Roughly 80 percent of the buildings we passed were under construction Some of the finished structures had what looked like scarecrows on the roof. In times of the Ottoman Empire, these manikins were believed to ward off evil. Times, and beliefs have evolved, but hey, no sense taking any chances. I saw one building with a scarecrow next to a satellite dish. I wonder which programs didn’t get through the juju.

After Butrint we boarded the bus to meet Star in Palermos. The 42-mile winding road was bumpy and very narrow. Our bus and any oncoming truck or bus had to negotiate passage again and again. First both vehicles stopped in a kind of Albusnian standoff. Next, one or the other, sometimes both, backed up to find space wide enough to permit a scrapeless encounter. It took two and a half hours to make the one-hour trip.

Dubrovnik, Croatia
My brother was in Dubrovnik years ago when it was still part of Yugoslavia. I am sure it has changed, but it is difficult to imagine much alteration in the old city, except there are only 300 of the previous 3,000 still living within its walls.
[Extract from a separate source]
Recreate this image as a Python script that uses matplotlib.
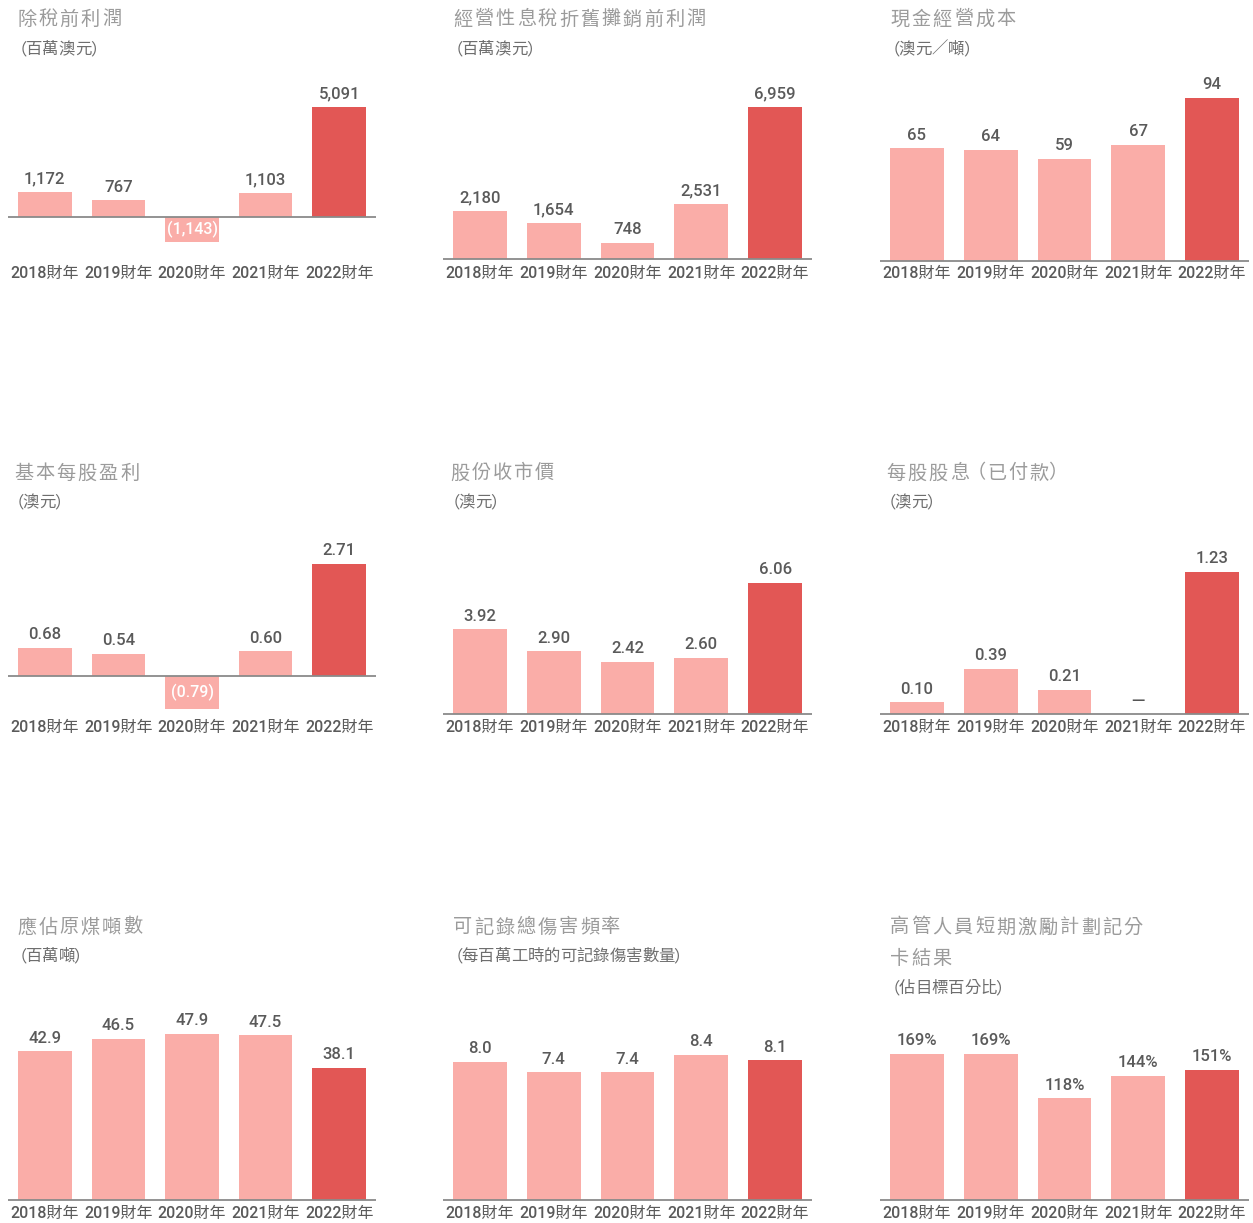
import matplotlib
matplotlib.use("Agg")
import matplotlib.pyplot as plt
from matplotlib.transforms import blended_transform_factory

plt.rcParams['font.family'] = ['Roboto', 'Noto Sans CJK TC', 'DejaVu Sans']

years = ["2018財年", "2019財年", "2020財年", "2021財年", "2022財年"]

titles = [
    ["除稅前利潤"], ["經營性息稅折舊攤銷前利潤"], ["現金經營成本"],
    ["基本每股盈利"], ["股份收市價"], ["每股股息（已付款）"],
    ["應佔原煤噸數"], ["可記錄總傷害頻率"], ["高管人員短期激勵計劃記分", "卡結果"],
]
subtitles = [
    "（百萬澳元）", "（百萬澳元）", "（澳元／噸）",
    "（澳元）", "（澳元）", "（澳元）",
    "（百萬噸）", "（每百萬工時的可記錄傷害數量）", "（佔目標百分比）",
]

profit_before_tax = [1172, 767, -1143, 1103, 5091]
ebitda = [2180, 1654, 748, 2531, 6959]
cash_cost = [65, 64, 59, 67, 94]
basic_eps = [0.68, 0.54, -0.79, 0.60, 2.71]
share_price = [3.92, 2.90, 2.42, 2.60, 6.06]
dividends = [0.10, 0.39, 0.21, 0, 1.23]
coal_tonnes = [42.9, 46.5, 47.9, 47.5, 38.1]
trifr = [8.0, 7.4, 7.4, 8.4, 8.1]
stip = [169, 169, 118, 144, 151]

series = [profit_before_tax, ebitda, cash_cost,
          basic_eps, share_price, dividends,
          coal_tonnes, trifr, stip]


def fmt_int(v):
    s = "{:,}".format(abs(int(v)))
    return "({})".format(s) if v < 0 else s


def fmt_2(v):
    if v == 0:
        return "—"
    s = "{:.2f}".format(abs(v))
    return "({})".format(s) if v < 0 else s


def fmt_1(v):
    return "{:.1f}".format(v)


def fmt_pct(v):
    return "{}%".format(int(v))


formatters = [fmt_int, fmt_int, fmt_int,
              fmt_2, fmt_2, fmt_2,
              fmt_1, fmt_1, fmt_pct]

LIGHT = "#FAADA8"
DARK = "#E25755"
W, H = 1253, 1223

# layout in pixels
col_x = [(8, 376), (443, 812), (880, 1249)]
baselines = [[217, 259, 261], [676, 714, 714], [1200, 1200, 1200]]
max_tops = [[107, 107, 98], [564, 583, 572], [1034, 1055, 1054]]
tick_y = [273, 727, 1213]
title_y = [19, 473, 927]
sub_y = [49.5, 502.5, 956.5]
title_x = [[17, 453, 890], [14, 450, 886], [17, 453, 890]]

fig = plt.figure(figsize=(W / 100, H / 100), dpi=100)


def spaced_text(x, y, s, adv, **kw):
    # CJK text with letter spacing; brackets get a narrower cell
    for ch in s:
        if ch == "（":
            cx, step = x + 0.3 * adv, 0.75 * adv
        elif ch == "）":
            cx, step = x + 0.4 * adv, 0.75 * adv
        else:
            cx, step = x + adv / 2, adv
        fig.text(cx / W, 1 - y / H, ch, ha="center", va="center", **kw)
        x += step


for i, vals in enumerate(series):
    r, c = divmod(i, 3)
    x0, x1 = col_x[c]
    base = baselines[r][c]
    scale = (base - max_tops[r][c]) / max(vals)  # px per unit
    up, down = 220, 45
    ax = fig.add_axes([x0 / W, 1 - (base + down) / H, (x1 - x0) / W, (up + down) / H])
    ax.set_xlim(-0.5, 4.5)
    ax.set_ylim(-down / scale, up / scale)
    ax.axis("off")

    colors = [LIGHT] * 4 + [DARK]
    ax.bar(range(5), vals, width=0.73, color=colors, zorder=2)
    ax.axhline(0, color="#8a8a8a", lw=1.3, zorder=3)

    fmt = formatters[i]
    for j, v in enumerate(vals):
        lab = fmt(v)
        if v < 0:
            ax.text(j, v / 2, lab, ha="center", va="center", color="white",
                    fontsize=11.5, fontweight="medium", zorder=4)
        elif v == 0:
            ax.annotate(lab, (j, 0), xytext=(0, 9.4), textcoords="offset points",
                        ha="center", va="center", color="#555555", fontsize=9.5,
                        fontweight="bold", family=["DejaVu Sans"])
        else:
            ax.annotate(lab, (j, v), xytext=(0, 4), textcoords="offset points",
                        ha="center", va="bottom", color="#5a5a5a", fontsize=12,
                        fontweight="medium")

    tr = blended_transform_factory(ax.transData, fig.transFigure)
    for j, y in enumerate(years):
        ax.text(j, 1 - tick_y[r] / H, y, transform=tr, ha="center", va="center",
                color="#5a5a5a", fontsize=11.5, fontweight="medium", clip_on=False)

    tx = title_x[r][c]
    ty = title_y[r]
    for k, line in enumerate(titles[i]):
        spaced_text(tx - 1, ty + 32 * k, line, 21.2, color="#9b9b9b",
                    fontsize=13.8, family=["Noto Sans CJK TC"])
    sy = sub_y[r] + 32 * (len(titles[i]) - 1)
    spaced_text(tx - 3.5, sy, subtitles[i], 16.4, color="#6e6e6e",
                fontsize=11.8, family=["Noto Sans CJK TC"])

fig.savefig("out.png", dpi=100, facecolor="white")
The laundry hanging out of the apartment windows along the narrow passageways wrenched me out of any medieval muse.

I wondered about and did some magic. I bought a hip pair of pants at a boutique where we could not communicate. I also had no idea what the sizes were. There was just one pair of pants that I liked, and they fit. Amazing, that a small thing like this can feel like such an accomplishment.

One of my fondest memories of this trip was the night, under sail, we crept past Stromboli, a continuously active volcano. Every five minutes or so, a jet of red fire belched hundreds of feet into the darkness, then subsided to a dull glow of expelled lava; then another inferno exploded skyward, drawing “oooohs” and “ahhhhs” from passengers and crew alike. Think “Old Faithful” from hell. A minor annoyance was so many people taking so many photos from so far away using their camera’s flash. Besides lacking logic, it somehow seemed irreverent.

Other highlights included time on deck, sails full, reading in the sun, or swimming in one of the pools. I liked the personal aspect; the crew knowing your name; the easy opportunity to meet other passengers for a drink or dinner. I sat with a Chinese woman from Hong Kong, who had been through the Mao days, and her daughter who worked for an Australian airline and had an Australian accent. I talked health and science with a well known chiropractor, economics with the chief counsel for a large department store chain, and occasionally dined with a ship’s officer.

This was an incredible trip, not just a cruise, but an experience. I would go with Star Clippers again? In a moment. Would I pick a clipper ship over the latest cruise ship?

Tough question.
And Cristina, if you’re reading this: The wound has yet to itch.